If a conviction is reversed by a decision of a Court of Appeals, the defendant, if in custody, is entitled to release on reasonable bail, regardless of the length of term of imprisonment, pending final determination of an appeal by the state or the defendant on a motion for discretionary review.  If the defendant requests bail before a petition for discretionary review has been filed, the Court of Appeals shall determine the amount of bail. If the defendant requests bail after a petition for discretionary review has been filed, the Court of Criminal Appeals shall determine the amount of bail.  The sureties on the bail must be approved by the court where the trial was had.  The defendant's right to release under this subsection attaches immediately on the issuance of the Court of Appeals' final ruling as defined by Tex.Cr.App.R. 209(c).[2]

Tex. Code Crim. Proc. Ann. art. 44.04(h) (West 2006).  So, having reversed appellant’s conviction and having been requested to set bail at a time prior to the filing of a petition for discretionary review, we have authority to consider appellant’s motion.

            Though article 44.04(h) directs that the defendant be released on reasonable bail under these circumstances, it does not specify the factors we are to consider when determining the appropriate sum.  However, certain general rules govern the amount of bail to be required:

1. The bail shall be sufficiently high to give reasonable assurance that the undertaking will be complied with.

2. The power to require bail is not to be so used as to make it an instrument of oppression.

3. The nature of the offense and the circumstances under which it was committed are to be considered.

4. The ability to make bail is to be regarded, and proof may be taken upon this point.

5. The future safety of a victim of the alleged offense and the community shall be considered.

Tex. Code Crim. Proc. Ann. art. 17.15 (West 2005).  Consistent with article 17.15’s general rules, the Texas Court of Criminal Appeals outlined more specific factors to be taken into consideration when determining reasonable bail: (1) the length of the sentence; (2) the nature of the offense; (3) work history; (4) family and community ties; (5) length of residency; (6) ability to make the bond; (7) criminal history; (8) conformity with previous bond conditions; (9) existence of other outstanding bonds; and (10) aggravating factors involved in the offense.  Ex parte Rubac, 611 S.W.2d 848, 849–50 (Tex.Crim.App. 1981).  When, as here, the issue is reasonable bail pending final determination of an appeal following a reversal by an appellate court, the Fourteenth Court of Appeals outlined additional, perhaps even more specifically-tailored, considerations:  (1) the fact that the conviction has been overturned; (2) the State’s ability (or inability) to retry the appellant; and (3) the likelihood that the decision of the court of appeals will be overturned.  See Aviles v. State, 26 S.W.3d 696, 699 (Tex.App.—Houston [14th Dist.] 2000, pet. ref’d).
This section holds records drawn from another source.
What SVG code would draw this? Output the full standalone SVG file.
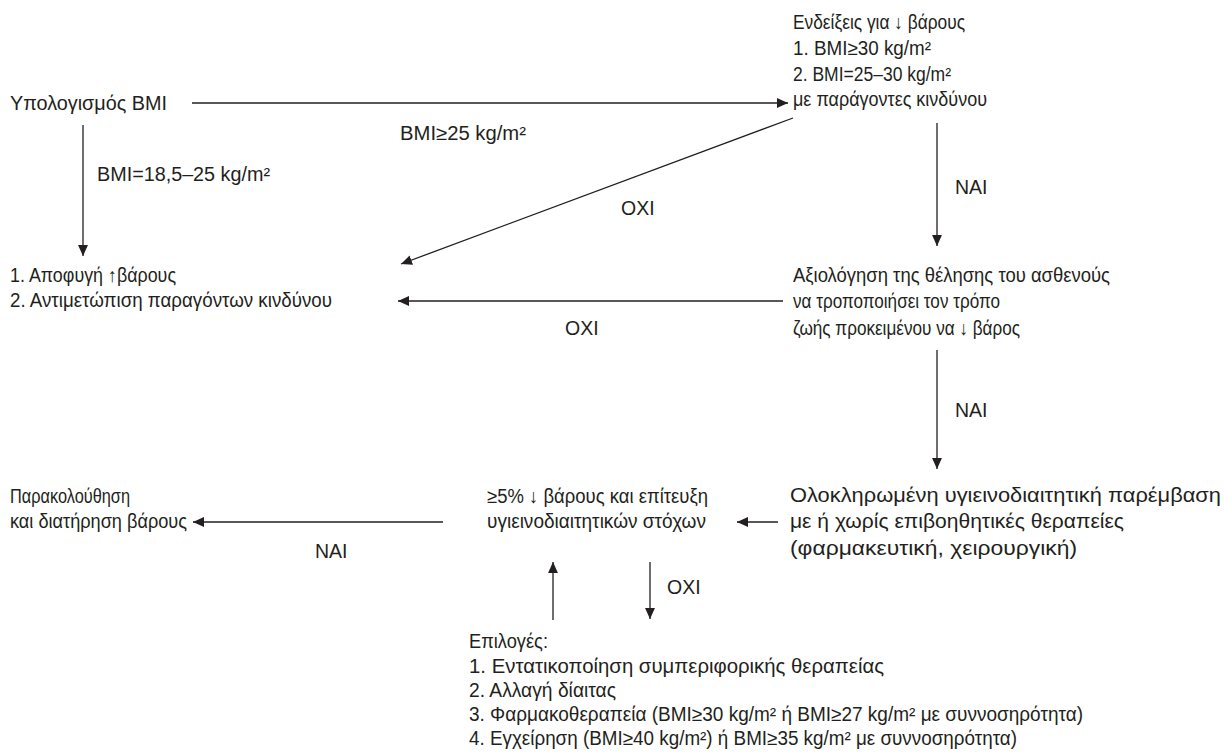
<svg xmlns="http://www.w3.org/2000/svg" width="1224" height="753" viewBox="0 0 1224 753">
<style>
text{font-family:"Liberation Sans","Noto Sans",sans-serif;font-size:19.5px;fill:#231f20}
.c line{stroke:#231f20;stroke-width:1.3;fill:none}
</style>
<defs>
<marker id="ah" viewBox="0 0 10 10" refX="10" refY="5" markerWidth="11" markerHeight="11" markerUnits="userSpaceOnUse" orient="auto">
<path d="M0,0.5 L10,5 L0,9.5 z" fill="#231f20"/>
</marker>
</defs>
<rect width="1224" height="753" fill="#fff"/>
<g class="c" id="connectors">
<line x1="192" y1="103" x2="788" y2="103" marker-end="url(#ah)"/>
<line x1="83" y1="125" x2="83" y2="256" marker-end="url(#ah)"/>
<line x1="793" y1="118" x2="401" y2="264" marker-end="url(#ah)"/>
<line x1="937" y1="123" x2="937" y2="246" marker-end="url(#ah)"/>
<line x1="783" y1="301" x2="398" y2="301" marker-end="url(#ah)"/>
<line x1="937" y1="350" x2="937" y2="469" marker-end="url(#ah)"/>
<line x1="778" y1="522" x2="737" y2="522" marker-end="url(#ah)"/>
<line x1="443" y1="522" x2="193" y2="522" marker-end="url(#ah)"/>
<line x1="553" y1="620" x2="553" y2="562" marker-end="url(#ah)"/>
<line x1="650" y1="562" x2="650" y2="619" marker-end="url(#ah)"/>
</g>
<g id="labels">
<text x="400" y="140" textLength="126" lengthAdjust="spacingAndGlyphs">BMI≥25 kg/m²</text>
<text x="97" y="181" textLength="173" lengthAdjust="spacingAndGlyphs">BMI=18,5–25 kg/m²</text>
<text x="621" y="215">OXI</text>
<text x="955" y="194">NAI</text>
<text x="565" y="335">OXI</text>
<text x="955" y="417">NAI</text>
<text x="315" y="558">NAI</text>
<text x="667" y="594">OXI</text>
</g>
<g id="n-bmi"><text x="10" y="110" textLength="157" lengthAdjust="spacingAndGlyphs">Υπολογισμός BMI</text></g>
<g id="n-indications">
<text x="793" y="29" textLength="172" lengthAdjust="spacingAndGlyphs">Ενδείξεις για ↓ βάρους</text>
<text x="793" y="55" textLength="138" lengthAdjust="spacingAndGlyphs">1. BMI≥30 kg/m²</text>
<text x="793" y="81" textLength="158" lengthAdjust="spacingAndGlyphs">2. BMI=25–30 kg/m²</text>
<text x="793" y="106" textLength="194" lengthAdjust="spacingAndGlyphs">με παράγοντες κινδύνου</text>
</g>
<g id="n-avoid">
<text x="10" y="282" textLength="166" lengthAdjust="spacingAndGlyphs">1. Αποφυγή ↑βάρους</text>
<text x="10" y="307" textLength="322" lengthAdjust="spacingAndGlyphs">2. Αντιμετώπιση παραγόντων κινδύνου</text>
</g>
<g id="n-assess">
<text x="793" y="282" textLength="317" lengthAdjust="spacingAndGlyphs">Αξιολόγηση της θέλησης του ασθενούς</text>
<text x="793" y="308" textLength="207" lengthAdjust="spacingAndGlyphs">να τροποποιήσει τον τρόπο</text>
<text x="793" y="335" textLength="227" lengthAdjust="spacingAndGlyphs">ζωής προκειμένου να ↓ βάρος</text>
</g>
<g id="n-intervention">
<text x="790" y="502" textLength="431" lengthAdjust="spacingAndGlyphs">Ολοκληρωμένη υγιεινοδιαιτητική παρέμβαση</text>
<text x="790" y="528" textLength="334" lengthAdjust="spacingAndGlyphs">με ή χωρίς επιβοηθητικές θεραπείες</text>
<text x="790" y="555" textLength="287" lengthAdjust="spacingAndGlyphs">(φαρμακευτική, χειρουργική)</text>
</g>
<g id="n-goal">
<text x="487" y="503" textLength="221" lengthAdjust="spacingAndGlyphs">≥5% ↓ βάρους και επίτευξη</text>
<text x="487" y="528" textLength="219" lengthAdjust="spacingAndGlyphs">υγιεινοδιαιτητικών στόχων</text>
</g>
<g id="n-monitor">
<text x="10" y="503" textLength="120" lengthAdjust="spacingAndGlyphs">Παρακολούθηση</text>
<text x="10" y="528" textLength="177" lengthAdjust="spacingAndGlyphs">και διατήρηση βάρους</text>
</g>
<g id="n-options">
<text x="469" y="648" textLength="79" lengthAdjust="spacingAndGlyphs">Επιλογές:</text>
<text x="469" y="673" textLength="415" lengthAdjust="spacingAndGlyphs">1. Εντατικοποίηση συμπεριφορικής θεραπείας</text>
<text x="469" y="697" textLength="147" lengthAdjust="spacingAndGlyphs">2. Αλλαγή δίαιτας</text>
<text x="469" y="721" textLength="614" lengthAdjust="spacingAndGlyphs">3. Φαρμακοθεραπεία (BMI≥30 kg/m² ή BMI≥27 kg/m² με συννοσηρότητα)</text>
<text x="469" y="745" textLength="548" lengthAdjust="spacingAndGlyphs">4. Εγχείρηση (BMI≥40 kg/m²) ή BMI≥35 kg/m² με συννοσηρότητα)</text>
</g>
</svg>
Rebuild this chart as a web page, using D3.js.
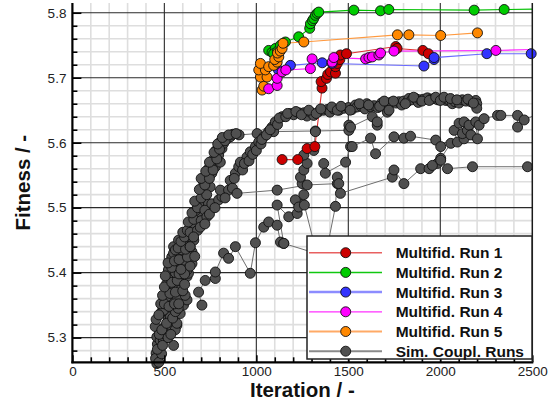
<!DOCTYPE html>
<html>
<head>
<meta charset="utf-8">
<script src="https://cdn.jsdelivr.net/npm/d3@7"></script>
<style>
  body { margin: 0; background: #fff; }
  svg { display: block; }
</style>
</head>
<body>
<div id="chart"></div>
<script>
// ---- data: [iteration, fitness] ----
const run1 = [[1140,5.574],[1225,5.574],[1276,5.591],[1318,5.594],[1357,5.684],[1352,5.694],[1381,5.699],
  [1388,5.705],[1403,5.709],[1430,5.707],[1430,5.717],[1421,5.724],[1440,5.722],[1454,5.728],[1457,5.735],
  [1490,5.737],[1758,5.748],[1765,5.745],[1905,5.742],[1935,5.737]];
const run2 = [[1067,5.742],[1085,5.739],[1103,5.745],[1094,5.737],[1115,5.741],[1131,5.750],[1158,5.755],
  [1230,5.763],[1290,5.776],[1294,5.783],[1305,5.788],[1312,5.791],[1321,5.796],[1330,5.799],[1339,5.801],
  [1530,5.804],[1675,5.803],[1720,5.805],[2184,5.804],[2347,5.805],[2600,5.806]];
const run3 = [[1120,5.712],[1185,5.719],[1358,5.723],[1412,5.722],[1911,5.718],[1966,5.728],[1966,5.731],
  [2253,5.737],[2494,5.737]];
const run4 = [[1067,5.683],[1113,5.688],[1113,5.699],[1140,5.709],[1160,5.712],[1294,5.714],[1303,5.729],
  [1412,5.724],[1421,5.731],[1594,5.729],[1612,5.731],[1630,5.732],[1666,5.735],[1675,5.738],[1748,5.741],
  [2302,5.742],[2600,5.744]];
const run5 = [[1031,5.681],[1040,5.687],[1022,5.701],[1058,5.701],[1013,5.712],[1049,5.712],[1022,5.722],
  [1067,5.717],[1094,5.719],[1113,5.724],[1100,5.728],[1122,5.732],[1115,5.738],[1130,5.741],[1140,5.745],
  [1145,5.753],[1258,5.755],[1767,5.766],[1829,5.766],[2002,5.765],[2202,5.769]];

// simultaneous coupling runs (gray)
const simA = [[459,5.260],[468,5.270],[455,5.276],[477,5.286],[462,5.290],[459,5.301],[477,5.296],[495,5.296],
  [505,5.305],[550,5.288],[450,5.317],[504,5.317],[540,5.317],[568,5.319],[559,5.312],[568,5.322],[522,5.330],
  [532,5.332],[486,5.340],[495,5.342],[586,5.337],[540,5.353],[595,5.358],[604,5.350],[623,5.358],[568,5.363],
  [513,5.363],[613,5.365],[550,5.378],[522,5.378],[586,5.373],[513,5.383],[550,5.394],[595,5.388],[623,5.394],
  [532,5.399],[631,5.399],[522,5.404],[623,5.404],[568,5.409],[595,5.412],[650,5.414],[604,5.419],[540,5.424],
  [550,5.430],[586,5.430],[650,5.432],[595,5.435],[550,5.440],[604,5.442],[623,5.450],[577,5.450],[631,5.455],
  [650,5.470],[659,5.470],[677,5.486],[686,5.486],[667,5.495],[704,5.501],[690,5.508],[713,5.517],[740,5.506],
  [722,5.525],[749,5.532],[713,5.540],[731,5.547],[758,5.553],[740,5.560],[777,5.563],[760,5.572],[804,5.570],
  [795,5.581],[780,5.588],[813,5.591],[800,5.600],[822,5.599],[840,5.606],[858,5.609],[873,5.613],[906,5.612],
  [1004,5.614],[1140,5.640],[1185,5.645],[1203,5.643],[1230,5.646],[1258,5.646],[1275,5.641],[1294,5.647],
  [1312,5.642],[1340,5.648],[1366,5.650],[1385,5.651],[1400,5.647],[1420,5.652],[1450,5.650],[1476,5.653],
  [1500,5.654],[1520,5.651],[1539,5.658],[1548,5.655],[1570,5.656],[1590,5.652],[1600,5.660],[1621,5.655],
  [1640,5.657],[1660,5.654],[1680,5.661],[1703,5.660],[1715,5.655],[1730,5.662],[1760,5.661],[1775,5.663],
  [1790,5.658],[1800,5.664],[1821,5.663],[1829,5.668],[1845,5.666],[1866,5.668],[1880,5.662],[1890,5.666],
  [1910,5.667],[1930,5.669],[1950,5.667],[1966,5.668],[1985,5.666],[2010,5.668],[2030,5.665],[2047,5.665],
  [2065,5.660],[2080,5.663],[2102,5.661],[2120,5.666],[2140,5.664],[2166,5.663],[2193,5.665],[2198,5.660],
  [2198,5.653]];
const simB = [[640,5.440],[659,5.455],[695,5.470],[731,5.486],[758,5.506],[795,5.512],[813,5.517],[804,5.527],
  [849,5.527],[858,5.542],[886,5.553],[904,5.563],[913,5.570],[949,5.578],[967,5.586],[995,5.594],[1013,5.601],
  [1040,5.609],[1067,5.617],[1085,5.624],[1103,5.632],[1094,5.617],[1321,5.618],[1503,5.619],[1503,5.627],
  [1512,5.624],[1630,5.640],[1657,5.627],[1657,5.632],[1712,5.647],[1721,5.650]];
const simC = [[704,5.350],[686,5.370],[722,5.388],[777,5.391],[777,5.401],[822,5.430],[849,5.422],[886,5.440],
  [967,5.399],[995,5.446],[1040,5.470],[1067,5.478],[1113,5.473],[1131,5.447],[1149,5.445],[1113,5.504],
  [1176,5.486],[1222,5.491],[1231,5.506],[1212,5.512],[1230,5.501],[1258,5.520],[1249,5.537],[1240,5.547],
  [1258,5.558],[1276,5.568],[1258,5.581],[1312,5.588],[1321,5.617]];
const simD = [[895,5.522],[1113,5.527],[1276,5.535],[1440,5.537]];
const simE = [[1366,5.568],[1375,5.553],[1485,5.570],[1512,5.594],[1521,5.594],[1621,5.607],[1648,5.583],
  [1748,5.609],[1802,5.607],[1838,5.610],[1975,5.604],[2002,5.594],[2002,5.576],[1984,5.568],[2057,5.599],
  [2093,5.601],[2075,5.619],[2102,5.630],[2129,5.632],[2129,5.606],[2120,5.614],[2147,5.619],[2156,5.627],
  [2166,5.612],[2193,5.632],[2202,5.606],[2211,5.627],[2238,5.637],[2311,5.642],[2329,5.642],[2420,5.642],
  [2420,5.624],[2456,5.635],[2560,5.648]];
const simF = [[1365,5.410],[1430,5.502],[1440,5.547],[1448,5.537],[1457,5.522],[1739,5.547],[1748,5.558],
  [1802,5.537],[1893,5.560],[1939,5.560],[1957,5.565],[2002,5.573],[2039,5.560],[2175,5.563],[2474,5.563],
  [2600,5.565]];
const simG = [[1149,5.445],[1320,5.430]];
const simH = [[1261,5.504],[1345,5.410]];
const simJ = [[452,5.268],[470,5.262],[485,5.275],[462,5.282],[490,5.288],[472,5.305],[486,5.312],[520,5.300],
  [535,5.305],[455,5.328],[470,5.335],[512,5.322],[545,5.330],[560,5.340],[575,5.345],[480,5.352],[500,5.352],
  [525,5.348],[555,5.352],[578,5.352],[490,5.365],[530,5.368],[560,5.370],[600,5.372],[500,5.378],[540,5.385],
  [570,5.388],[610,5.382],[505,5.395],[560,5.400],[580,5.398],[610,5.398],[540,5.408],[590,5.405],[640,5.410],
  [520,5.415],[555,5.418],[580,5.420],[625,5.424],[665,5.425],[560,5.435],[575,5.438],[615,5.436],[640,5.440],
  [590,5.448],[610,5.455],[660,5.450],[600,5.462],[625,5.465],[640,5.462],[680,5.465],[630,5.478],[660,5.482],
  [700,5.480],[650,5.492],[680,5.500],[720,5.496],[665,5.510],[700,5.515],[730,5.520],[690,5.528],[720,5.535],
  [700,5.545],[745,5.545],[725,5.556],[765,5.558],[745,5.570],[785,5.575],[770,5.585],[800,5.590],[790,5.598],
  [830,5.603],[815,5.608],[850,5.612],[890,5.614]];
const simK = [[720,5.475],[745,5.490],[775,5.500],[830,5.515],[870,5.530],[880,5.545],[925,5.558],[935,5.568],
  [960,5.572],[980,5.582],[1000,5.588],[1025,5.598],[1030,5.605],[1055,5.612],[1075,5.620],[1115,5.628],
  [1125,5.638],[1160,5.640],[1170,5.645],[1215,5.648],[1245,5.643],[1285,5.650],[1325,5.645],[1350,5.652],
  [1410,5.655],[1440,5.650],[1460,5.656],[1510,5.650],[1560,5.660],[1610,5.658],[1670,5.656],[1695,5.664],
  [1745,5.664],[1810,5.660],[1855,5.670],[1900,5.664],[1940,5.665],[1975,5.670],[2000,5.665],[2020,5.670],
  [2055,5.668],[2090,5.666],[2150,5.667],[2180,5.661]];

const simRuns = [simA, simJ, simB, simK, simC, simD, simE, simF, simG, simH];

const seriesNames = ["Multifid. Run 1", "Multifid. Run 2", "Multifid. Run 3",
  "Multifid. Run 4", "Multifid. Run 5", "Sim. Coupl. Runs"];
const xTicks = [0, 500, 1000, 1500, 2000, 2500];
const yTicks = [5.3, 5.4, 5.5, 5.6, 5.7, 5.8];

// ---- layout ----
const W = 548, H = 405;
const margin = { top: 3, left: 72.4 };
const width = 459.9, height = 359.3;
const font = "'Liberation Sans', Arial, Helvetica, sans-serif";

const markerFill = ["#cc0000", "#00cc00", "#3333ff", "#ff00ff", "#ff8800", "#505050"];
const lineColor = ["#e03030", "#00c000", "#6a6aff", "#ff22ff", "#ff9a40", "#6e6e6e"];
const legendLine = ["#e86060", "#10c810", "#8c8cff", "#ff30ff", "#ffaa66", "#8a8a8a"];
const legendLineW = [1.5, 1.5, 2.5, 1.2, 2, 2];

const svgEl = d3.select("#chart").append("svg")
  .attr("width", W).attr("height", H)
  .style("font-family", font);

const svg = svgEl.append("g").attr("transform", `translate(${margin.left},${margin.top})`);

const x = d3.scaleLinear().domain([0, 2500]).range([0, width]);
const y = d3.scaleLinear().domain([5.262, 5.815]).range([height, 0]);

svg.append("defs").append("clipPath").attr("id", "plotclip")
  .append("rect").attr("width", width).attr("height", height);

// grid
const xMinor = d3.range(0, 2501, 100).filter(v => v % 500 !== 0);
const yMinor = d3.range(5.28, 5.81, 0.02).map(v => +v.toFixed(2)).filter(v => Math.round(v * 100) % 10 !== 0);

const grid = svg.append("g");
grid.selectAll(".vminor").data(xMinor).join("line")
  .attr("x1", d => x(d)).attr("x2", d => x(d)).attr("y1", 0).attr("y2", height)
  .attr("stroke", "#dedede").attr("stroke-width", 1.6);
grid.selectAll(".hminor").data(yMinor).join("line")
  .attr("y1", d => y(d)).attr("y2", d => y(d)).attr("x1", 0).attr("x2", width)
  .attr("stroke", "#dedede").attr("stroke-width", 1.6);
grid.selectAll(".vmajor").data(xTicks.slice(1, -1)).join("line")
  .attr("x1", d => x(d)).attr("x2", d => x(d)).attr("y1", 0).attr("y2", height)
  .attr("stroke", "#3c3c3c").attr("stroke-width", 1.2);
grid.selectAll(".hmajor").data(yTicks).join("line")
  .attr("y1", d => y(d)).attr("y2", d => y(d)).attr("x1", 0).attr("x2", width)
  .attr("stroke", "#2a2a2a").attr("stroke-width", 1.1);

// series
const lineGen = d3.line().x(d => x(d[0])).y(d => y(d[1]));
const lines = svg.append("g").attr("clip-path", "url(#plotclip)");
const dots = svg.append("g");

function drawSeries(data, i, lw) {
  lines.append("path").datum(data)
    .attr("fill", "none").attr("stroke", lineColor[i]).attr("stroke-width", lw)
    .attr("d", lineGen);
}
function drawDots(data, i) {
  dots.append("g").selectAll("circle")
    .data(data.filter(d => d[0] <= 2500))
    .join("circle")
    .attr("cx", d => x(d[0])).attr("cy", d => y(d[1])).attr("r", 5)
    .attr("fill", markerFill[i]).attr("stroke", "#111").attr("stroke-width", 0.9);
}

simRuns.forEach(r => drawSeries(r, 5, 1));
simRuns.forEach(r => drawDots(r, 5));

const runs = [run1, run2, run3, run4, run5];
const drawOrder = [0, 1, 2, 4, 3];
drawOrder.forEach(i => drawSeries(runs[i], i, 1.1));
drawOrder.forEach(i => drawDots(runs[i], i));

// axes
const yAxis = d3.axisLeft(y).tickValues(yTicks).tickSize(-9).tickPadding(6).tickFormat(d3.format(".1f"));
const yAxisMinor = d3.axisLeft(y).tickValues(yMinor).tickSize(-5).tickFormat("");
const xAxis = d3.axisBottom(x).tickValues(xTicks).tickSize(-7).tickPadding(4).tickFormat(d3.format("d"));
const xAxisMinor = d3.axisBottom(x).tickValues(xMinor).tickSize(-5).tickFormat("");

function styleAxis(g) {
  g.select(".domain").remove();
  g.selectAll(".tick line").attr("stroke", "#000").attr("stroke-width", 1.6);
  g.selectAll("text").attr("font-size", "13.5px").attr("fill", "#222").attr("font-family", font);
}
svg.append("g").call(yAxisMinor).call(styleAxis);
svg.append("g").call(yAxis).call(styleAxis);
svg.append("g").attr("transform", `translate(0,${height})`).call(xAxisMinor).call(styleAxis);
svg.append("g").attr("transform", `translate(0,${height})`).call(xAxis).call(styleAxis);

svg.append("line").attr("x1", 0).attr("x2", 0).attr("y1", 0).attr("y2", height + 1)
  .attr("stroke", "#000").attr("stroke-width", 2.2);
svg.append("line").attr("x1", -1).attr("x2", width + 1).attr("y1", height).attr("y2", height)
  .attr("stroke", "#000").attr("stroke-width", 2.2);
svg.append("line").attr("x1", width).attr("x2", width).attr("y1", 0).attr("y2", height)
  .attr("stroke", "#1a1a1a").attr("stroke-width", 1.5);

// axis titles
svgEl.append("text")
  .attr("x", margin.left + width / 2).attr("y", 397)
  .attr("text-anchor", "middle").attr("font-size", "20.5px").attr("font-weight", "bold")
  .attr("fill", "#111").text("Iteration / -");
svgEl.append("text")
  .attr("transform", `translate(30,${margin.top + height / 2}) rotate(-90)`)
  .attr("text-anchor", "middle").attr("font-size", "20.5px").attr("font-weight", "bold")
  .attr("fill", "#111").text("Fitness / -");

// legend
const legend = svgEl.append("g").attr("transform", "translate(307,236)");
legend.append("rect").attr("width", 225).attr("height", 123)
  .attr("fill", "#fff").attr("stroke", "#222").attr("stroke-width", 1.5);
const rows = legend.selectAll(".row").data(seriesNames).join("g")
  .attr("transform", (d, i) => `translate(0,${16.7 + i * 19.7})`);
rows.append("line").attr("x1", 2).attr("x2", 75).attr("y1", 0).attr("y2", 0)
  .attr("stroke", (d, i) => legendLine[i]).attr("stroke-width", (d, i) => legendLineW[i]);
rows.append("circle").attr("cx", 38.7).attr("cy", 0).attr("r", 5)
  .attr("fill", (d, i) => markerFill[i]).attr("stroke", "#111").attr("stroke-width", 0.9);
rows.append("text").attr("x", 88.7).attr("y", 0).attr("dy", "0.36em")
  .attr("font-size", "15.5px").attr("font-weight", "bold").attr("fill", "#111")
  .text(d => d);
</script>
</body>
</html>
            With these several considerations in mind, we turn to appellant’s motion.  Appellant’s motion specifically addresses many of the factors we are to consider in determining a reasonable bail.  He points out that he has been incarcerated since January 20, 2010, when he was sentenced to 60 years incarceration for his conviction for harassment of a public servant by causing contact with the blood of the appellant.  Additionally, appellant represents that he has maintained employment in Plainview, Texas for a number of years prior to his incarceration; has significant family and community ties to Plainview; has resided in Plainview throughout his life except for periods when detained by penal authorities; is indigent, but can rely on the largesse of his family to make the bond; has been convicted of two prior felony convictions; has complied with previous bond conditions; is currently on bond for resisting arrest arising from the current incident; and there are no particular aggravating factors relating to the instant offense relevant to setting bail.  Appellant also indicates that this Court has reversed the judgment of the trial court and has rendered a judgment of acquittal.  As such, the State will not be able to retry the case if the judgment of this Court is sustained. 

            With respect to the likelihood that the Texas Court of Criminal Appeals will reverse our decision, we are respectfully hesitant to predict the high court’s disposition of a petition for discretionary review and will go only so far as to say that we remain confident that our decision employed the proper standard of review, that the evidence was insufficient to sustain a conviction for harassment of a public servant, and that our disposition of the case was correct under the law.

            Appellant’s pretrial bail was originally set at $10,000.00, but it was subsequently increased to $50,000.00.[3]  In his motion, appellant requests this Court set bail at $2,500.00.  Considering the factors on which we have been provided information and endeavoring to strike a balance between ensuring appellant’s presence and avoiding oppressive bail, we GRANT appellant’s Motion for Reasonable Bail Pending Final Determination of Appeal and set bail pending final determination of appeal at $2,500.00.  See Tex. Code Crim. Proc. Ann. art. 44.04(h).

            It is so ordered. 

 

 

                                                                                                Per Curiam.

 

Do not publish. 

 



[1] See Tex. Penal Code Ann. § 22.11(a)(2) (West Supp. 2010).

[2] As the Waco Court explained, the former Rule 209(c) of the Texas Rules of Post Trial and Appellate Procedure in Criminal Cases provided:

 

As used in these rules, ‘final ruling of the court’ means (1) the 16th day after the date of the delivery of the court's opinion or order where a motion for rehearing is permitted under Rule 208 but is not filed or rehearing is not granted on the court’s own motion, (2) the day after the date of the overruling of a motion for rehearing where a further motion for rehearing is not permitted under Rule 208, or (3) if a motion for rehearing pursuant to Rule 208(d) is granted, the day after the date of the disposition of the case on rehearing, whichever is later.

 

In re Keeter, 134 S.W.3d 250, 253 (Tex.App.—Waco 2003, orig. proceeding).

[3] Nothing in the record reflects any explanation as to why the trial court increased appellant’s pretrial bail.  In his motion, appellant simply indicates that the bond “was later raise[d] sua sponte by the trial court to $50,000.00.”